Some cruel enemies of reason have dared to rise up against these truths, acknowledged by all the wise. They have carried their dishonesty and impudence so far as to charge the authors of this work with having affirmed that the soul is matter. You well know, persecutors of innocence, that we have said quite the contrary. You must have read these very words against Epicurus, Democritus, and Lucretius: "My friend, how does an atom think? Acknowledge that thou knowest nothing of the matter." It is then evident, ye are calumniators.
No one knows what that material being is, which is called "spirit," to which—be it observed—you give this material name, signifying "wind." All the first fathers of the Church believed the soul to be corporeal. It is impossible for us limited beings to know whether our intelligence is substance or faculty: we cannot thoroughly know either the extended being, or the thinking beings, or the mechanism of thought.
We exclaim to you, with the ever to be revered Gassendi and Locke, that we know nothing by ourselves of the secrets of the Creator. And are you gods, who know everything? We repeat to you, that you cannot know the nature and distinction of the soul but by revelation. And is not this revelation sufficient for you? You must surely be enemies of this revelation which we claim, since you persecute those who expect everything from it, and believe only in it.
Yes, we tell you, we defer wholly to the word of God; and you, enemies of reason and of God, treat the humble doubt and humble submission of the philosopher as the wolf in the fable treated the lamb; you say to him: You said ill of me last year; I must suck your blood. Philosophy takes no revenge; she smiles in peace at your vain endeavors; she mildly enlightens mankind, whom you would brutalize, to make them like yourselves.
SPACE.
What is space? "There is no space in void," exclaimed Leibnitz, after having admitted a void; but when he admitted a void, he had not embroiled himself with Newton, nor disputed with him on the calculus of fluxions, of which Newton was the inventor. This dispute breaking out, there was no longer space or a void for Leibnitz.
Fortunately, whatever may be said by philosophers on these insolvable questions, whether it be for Epicurus, for Gassendi, for Newton, for Descartes, or Rohaut, the laws of motion will be always the same.

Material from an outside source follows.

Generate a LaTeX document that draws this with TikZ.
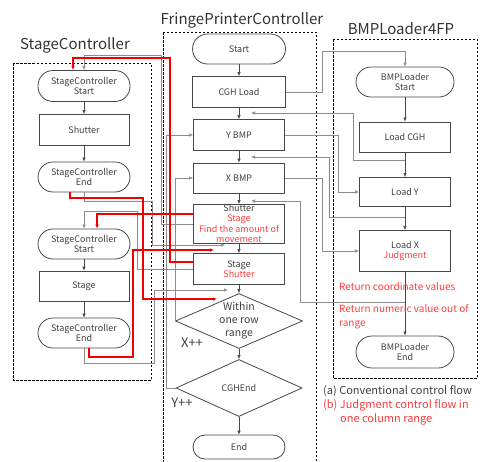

Que Rohaut vainement sèche pour concevoir
Comment tout étant plein, tout a pu se mouvoir.
—BOILEAU, Ep. v, 31-32.
That Rohaut exhausts himself by vainly endeavoring to understand how motion can exist in a plenum will not prevent our vessels from sailing to the Indies, and all motion proceeding with regularity. Pure space, you say, can neither be matter, nor spirit; and as there is nothing in this world but matter and spirit, there can therefore be no space.